Given is the DE $$\frac{d^2z}{dx^2}+z=\frac{\mu}{x^2}z$$ I have to prove that for $0<a\leqslant x$, $$z(x)=z(a)\cos(x-a)+z'(a)\sin(x-a) + \int_a^x \sin(x-\xi)\frac{\mu}{\xi^2}z(\xi) \, d\xi$$ I think it is a good idea to use variation of constants. So first I solved $\frac{d^2z}{dx^2}+z=0$, giving me $z(x)=c_1\sin(x)+c_2\cos(x)$, with $c_1, c_2$ constants. Then, I wrote $z(x)=u_1(x)\sin(x)+u_2(x)\cos(x)$ and calculated $z'(x)$ and $z''(x)$ accordingly.

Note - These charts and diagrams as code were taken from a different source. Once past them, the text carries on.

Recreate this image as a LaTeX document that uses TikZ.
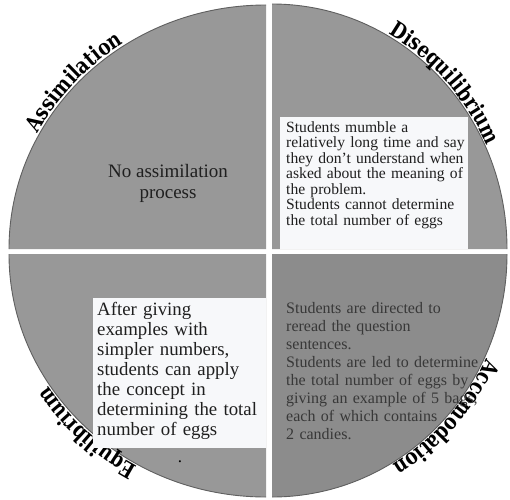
\documentclass[tikz,border=0pt]{standalone}
\usepackage{fontspec}
\setmainfont{Liberation Serif}
\newfontfamily\rimfamily[FakeStretch=0.82]{DejaVu Serif}
\usetikzlibrary{decorations.text}
\definecolor{quad}{RGB}{152,152,152}
\definecolor{quaddark}{RGB}{140,140,140}
\definecolor{rim}{RGB}{95,95,95}
\definecolor{boxwhite}{RGB}{247,248,250}
\newcommand{\rimfont}{\rimfamily\fontsize{22}{22}\selectfont\bfseries}
\tikzset{
  sector/.style={fill=quad},
  rimline/.style={draw=rim,line width=0.9pt},
  textbox/.style={fill=boxwhite},
  body/.style={anchor=north west,inner sep=0pt,align=left,text=black!88},
  rimlabel/.style={decorate,decoration={text along path,text align=center,text={|\rimfont|#1}}}
}
\begin{document}
\begin{tikzpicture}[x=1pt,y=1pt]
\useasboundingbox (0,0) rectangle (510,499);
% four quarters
\fill[sector] (266,250) -- (9,250) arc[start angle=180,end angle=90,x radius=257,y radius=244] -- cycle;
\fill[sector] (272,250) -- (272,495) arc[start angle=90,end angle=0,x radius=235,y radius=245] -- cycle;
\fill[sector] (266,245) -- (9,245) arc[start angle=180,end angle=270,x radius=257,y radius=243] -- cycle;
\fill[quaddark] (272,245) -- (507,245) arc[start angle=0,end angle=-90,x radius=235,y radius=243] -- cycle;
\draw[rimline] (9,250) arc[start angle=180,end angle=90,x radius=257,y radius=244];
\draw[rimline] (272,495) arc[start angle=90,end angle=0,x radius=235,y radius=245];
\draw[rimline] (9,245) arc[start angle=180,end angle=270,x radius=257,y radius=243];
\draw[rimline] (507,245) arc[start angle=0,end angle=-90,x radius=235,y radius=243];
% labels round the rim
\path[rimlabel=Assimilation] (266,250) ++(172:259 and 246) arc[start angle=172,end angle=104,x radius=259,y radius=246];
\path[rimlabel=Disequilibrium] (272,250) ++(78:237 and 247) arc[start angle=78,end angle=8,x radius=237,y radius=247];
\path[rimlabel=Accomodation] (272,245) ++(-8:237 and 245) arc[start angle=-8,end angle=-77,x radius=237,y radius=245];
\path[rimlabel=Equilibrium] (266,245) ++(-100:259 and 245) arc[start angle=-100,end angle=-168,x radius=259,y radius=245];
% texts
\node[inner sep=0pt,align=center,text=black!88,font=\fontsize{19}{21}\selectfont] (assim) at (168,316) {No assimilation\\process};
\fill[textbox] (280,250) rectangle (468,382);
\node[body,text width=200pt,font=\fontsize{15.6}{15.5}\selectfont] (diseq) at (286,378) {Students mumble a\\relatively long time and say\\they don't understand when\\asked about the meaning of\\the problem.\\Students cannot determine\\the total number of eggs};
\node[body,text width=200pt,text=black!78,font=\fontsize{16}{18}\selectfont] (accom) at (286,197) {Students are directed to\\reread the question\\sentences.\\Students are led to determine\\the total number of eggs by\\giving an example of 5 bags,\\each of which contains\\2 candies.};
\fill[textbox] (93,51) rectangle (266,201);
\node[body,text width=170pt,font=\fontsize{18.8}{20}\selectfont] (equil) at (97,197) {After giving\\examples with\\simpler numbers,\\students can apply\\the concept in\\determining the total\\number of eggs};
\node[anchor=base,inner sep=0pt,font=\fontsize{17}{17}\selectfont] (dot) at (180,37) {.};
\end{tikzpicture}
\end{document}
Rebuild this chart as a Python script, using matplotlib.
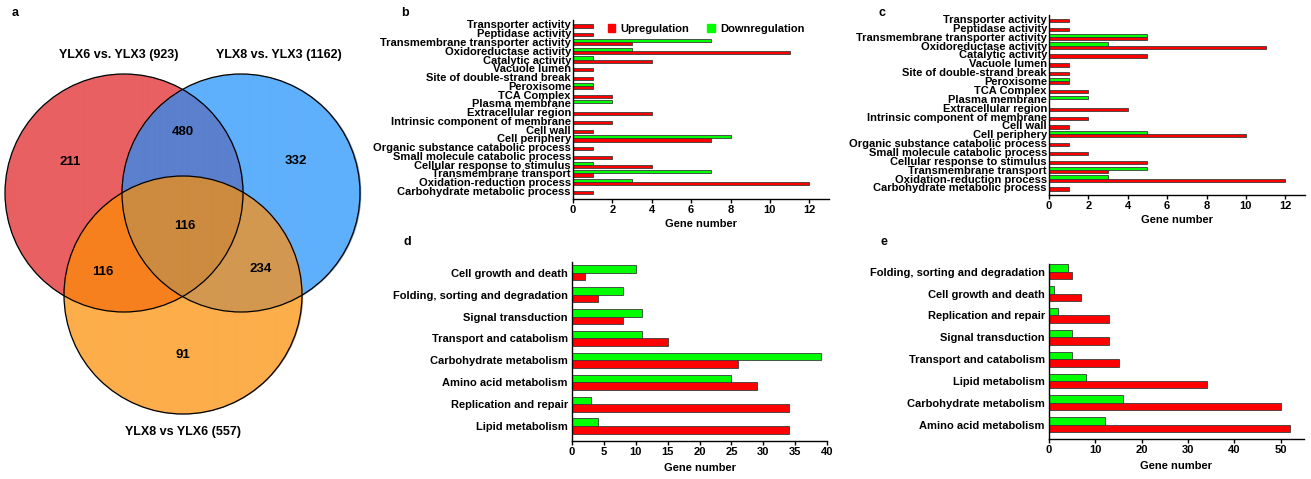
import numpy as np
import matplotlib
matplotlib.use("Agg")
import matplotlib.pyplot as plt
from matplotlib.patches import Circle, Patch
from matplotlib.colors import to_rgba

plt.rcParams["font.family"] = ["Liberation Sans", "DejaVu Sans"]
plt.rcParams["font.weight"] = "bold"
plt.rcParams["axes.labelweight"] = "bold"

# ---------------- data ----------------
venn_titles = ["YLX6 vs. YLX3 (923)", "YLX8 vs. YLX3 (1162)", "YLX8 vs YLX6 (557)"]
# region keys: membership in (set1, set2, set3)
venn_keys = ["100", "010", "001", "110", "101", "011", "111"]
venn_counts = [211, 332, 91, 480, 116, 234, 116]

go_terms = [
    "Transporter activity", "Peptidase activity", "Transmembrane transporter activity",
    "Oxidoreductase activity", "Catalytic activity", "Vacuole lumen",
    "Site of double-strand break", "Peroxisome", "TCA Complex", "Plasma membrane",
    "Extracellular region", "Intrinsic component of membrane", "Cell wall",
    "Cell periphery", "Organic substance catabolic process",
    "Small molecule catabolic process", "Cellular response to stimulus",
    "Transmembrane transport", "Oxidation-reduction process",
    "Carbohydrate metabolic process",
]
go_up_b = [1, 1, 3, 11, 4, 1, 1, 1, 2, 0, 4, 2, 1, 7, 1, 2, 4, 1, 12, 1]
go_down_b = [0, 0, 7, 3, 1, 0, 0, 1, 0, 2, 0, 0, 0, 8, 0, 0, 1, 7, 3, 0]
go_up_c = [1, 1, 5, 11, 5, 1, 1, 1, 2, 0, 4, 2, 1, 10, 1, 2, 5, 3, 12, 1]
go_down_c = [0, 0, 5, 3, 0, 0, 0, 1, 0, 2, 0, 0, 0, 5, 0, 0, 0, 5, 3, 0]

kegg_terms_d = [
    "Cell growth and death", "Folding, sorting and degradation", "Signal transduction",
    "Transport and catabolism", "Carbohydrate metabolism", "Amino acid metabolism",
    "Replication and repair", "Lipid metabolism",
]
kegg_up_d = [2, 4, 8, 15, 26, 29, 34, 34]
kegg_down_d = [10, 8, 11, 11, 39, 25, 3, 4]

kegg_terms_e = [
    "Folding, sorting and degradation", "Cell growth and death", "Replication and repair",
    "Signal transduction", "Transport and catabolism", "Lipid metabolism",
    "Carbohydrate metabolism", "Amino acid metabolism",
]
kegg_up_e = [5, 7, 13, 13, 15, 34, 50, 52]
kegg_down_e = [4, 1, 2, 5, 5, 8, 16, 12]

UP_COLOR = "#FF0000"
DOWN_COLOR = "#00FF00"
EDGE = "#3a3a3a"

W, H = 1311, 479
fig = plt.figure(figsize=(W / 100, H / 100), dpi=100)


def px_axes(left, top, right, bottom):
    return fig.add_axes([left / W, 1 - bottom / H, (right - left) / W, (bottom - top) / H])


def fig_text(x, y, s, **kw):
    fig.text(x / W, 1 - y / H, s, ha="center", va="center", fontweight="bold", **kw)


# ---------------- Venn diagram ----------------
axv = px_axes(0, 0, 420, 479)
axv.set_xlim(0, 420)
axv.set_ylim(479, 0)
axv.axis("off")

centers = [(124, 193), (241, 193), (183, 295)]
radius = 119
region_colors = {
    "100": "#E96062", "010": "#5FB0FC", "001": "#FDAE4B",
    "110": "#5B80CD", "101": "#F7801E", "011": "#D39850", "111": "#CD8B40",
}
xs = np.arange(0, 380, 0.25)
ys = np.arange(60, 430, 0.25)
gx, gy = np.meshgrid(xs, ys)
inside = [((gx - cx) ** 2 + (gy - cy) ** 2) <= radius ** 2 for cx, cy in centers]
img = np.zeros(gx.shape + (4,))
for key in venn_keys:
    m = np.ones(gx.shape, bool)
    for flag, ins in zip(key, inside):
        m &= ins if flag == "1" else ~ins
    img[m] = to_rgba(region_colors[key])
axv.imshow(img, extent=(xs[0], xs[-1] + 0.25, ys[-1] + 0.25, ys[0]),
           origin="upper", interpolation="bilinear", zorder=1)
for cx, cy in centers:
    axv.add_patch(Circle((cx, cy), radius, fill=False, ec="black", lw=0.9, zorder=2))

count_pos = {"100": (70, 162), "010": (296, 161), "001": (183, 355),
             "110": (183, 132), "101": (103, 272), "011": (261, 269), "111": (185, 226)}
for key, n in zip(venn_keys, venn_counts):
    x, y = count_pos[key]
    axv.text(x, y, str(n), ha="center", va="center", fontsize=9.5, fontweight="bold", zorder=3)

title_pos = [(119, 55), (279, 55), (183, 432)]
for t, (x, y) in zip(venn_titles, title_pos):
    axv.text(x, y, t, ha="center", va="center", fontsize=9, fontweight="bold")


# ---------------- bar panels ----------------
def bar_panel(ax, terms, up, down, h, ylim, xmax, xticks, ylab_pad=1.5, xlab_pad=3):
    y = np.arange(len(terms))
    ax.barh(y - h, down, height=h, align="edge", color=DOWN_COLOR, edgecolor=EDGE, lw=0.6)
    ax.barh(y, up, height=h, align="edge", color=UP_COLOR, edgecolor=EDGE, lw=0.6)
    ax.set_yticks(y)
    ax.set_yticklabels(terms, fontsize=8, fontweight="bold")
    ax.set_ylim(*ylim)
    ax.set_xlim(0, xmax)
    ax.set_xticks(xticks)
    ax.set_xticklabels([str(v) for v in xticks], fontsize=8, fontweight="bold")
    for s in ("top", "right"):
        ax.spines[s].set_visible(False)
    for s in ("left", "bottom"):
        ax.spines[s].set_linewidth(1.0)
    ax.tick_params(axis="y", length=0, pad=ylab_pad)
    ax.tick_params(axis="x", length=3, width=1, pad=1)
    ax.set_xlabel("Gene number", fontsize=8, fontweight="bold", labelpad=xlab_pad)


axb = px_axes(573, 20, 829, 199)
bar_panel(axb, go_terms, go_up_b, go_down_b, 0.36, (19.91, -0.51), 13, list(range(0, 13, 2)))
axc = px_axes(1049, 15, 1305, 195)
bar_panel(axc, go_terms, go_up_c, go_down_c, 0.36, (19.85, -0.45), 13, list(range(0, 13, 2)))
axd = px_axes(572, 262, 827, 441)
bar_panel(axd, kegg_terms_d, kegg_up_d, kegg_down_d, 0.35, (7.68, -0.49), 40,
          list(range(0, 41, 5)), 3, 4.5)
axe = px_axes(1049, 264, 1304, 439)
bar_panel(axe, kegg_terms_e, kegg_up_e, kegg_down_e, 0.34, (7.65, -0.35), 55,
          list(range(0, 51, 10)), 3, 4.5)

handles = [Patch(color=UP_COLOR, label="Upregulation"),
           Patch(color=DOWN_COLOR, label="Downregulation")]
fig.legend(handles=handles, loc="center left", bbox_to_anchor=(608 / W, 1 - 28.7 / H),
           ncol=2, frameon=False, fontsize=8, handlelength=0.65, handleheight=0.65,
           handletextpad=0.5, columnspacing=1.6, borderpad=0, borderaxespad=0)

for letter, (x, y) in zip("abcde", [(15, 13), (405, 13), (882, 13), (407, 242), (884, 242)]):
    fig_text(x, y, letter, fontsize=9)

fig.savefig("out.png", dpi=100)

But here I got lost.
Can anybody help me?
$$z(x)=z(a)\cos(x-a)+z'(a)\sin(x-a) + \int_a^x \sin(x-\xi)\frac{\mu}{\xi^2}z(\xi) \, d\xi$$ $$z''(x)=-z(a)\cos(x-a)-z'(a)\sin(x-a) + \frac {\partial^2}{\partial x^2} \int_a^x \sin(x-\xi)\frac{\mu}{\xi^2}z(\xi) \, d\xi$$ Use Leibniz rule for the derivative of the integral... Then check if z is a solution of the equation.. $$\frac {\partial}{\partial x} \int_a^x \sin(x-\xi)\frac{\mu}{\xi^2}z(\xi) \, d\xi= \int_a^x \frac {\partial}{\partial x}\sin(x-\xi)\frac{\mu}{\xi^2}z(\xi) \, d\xi= \int_a^x \cos(x-\xi)\frac{\mu}{\xi^2}z(\xi) \, d\xi$$ $$\frac {\partial}{\partial x} \int_a^x \cos(x-\xi)\frac{\mu}{\xi^2}z(\xi) \, d\xi= -\int_a^x \sin(x-\xi)\frac{\mu}{\xi^2}z(\xi) \, d\xi+\frac{z(x)\mu}{x^2}$$ Therefore $$\frac {\partial^2}{\partial x^2} \int_a^x \sin(x-\xi)\frac{\mu}{\xi^2}z(\xi) \, d\xi=-\int_a^x \sin(x-\xi)\frac{\mu}{\xi^2}z(\xi) \, d\xi+\frac{z(x)\mu}{x^2}$$ The variation of constants is for differential equation with constants coefficients...Here you have a function of x.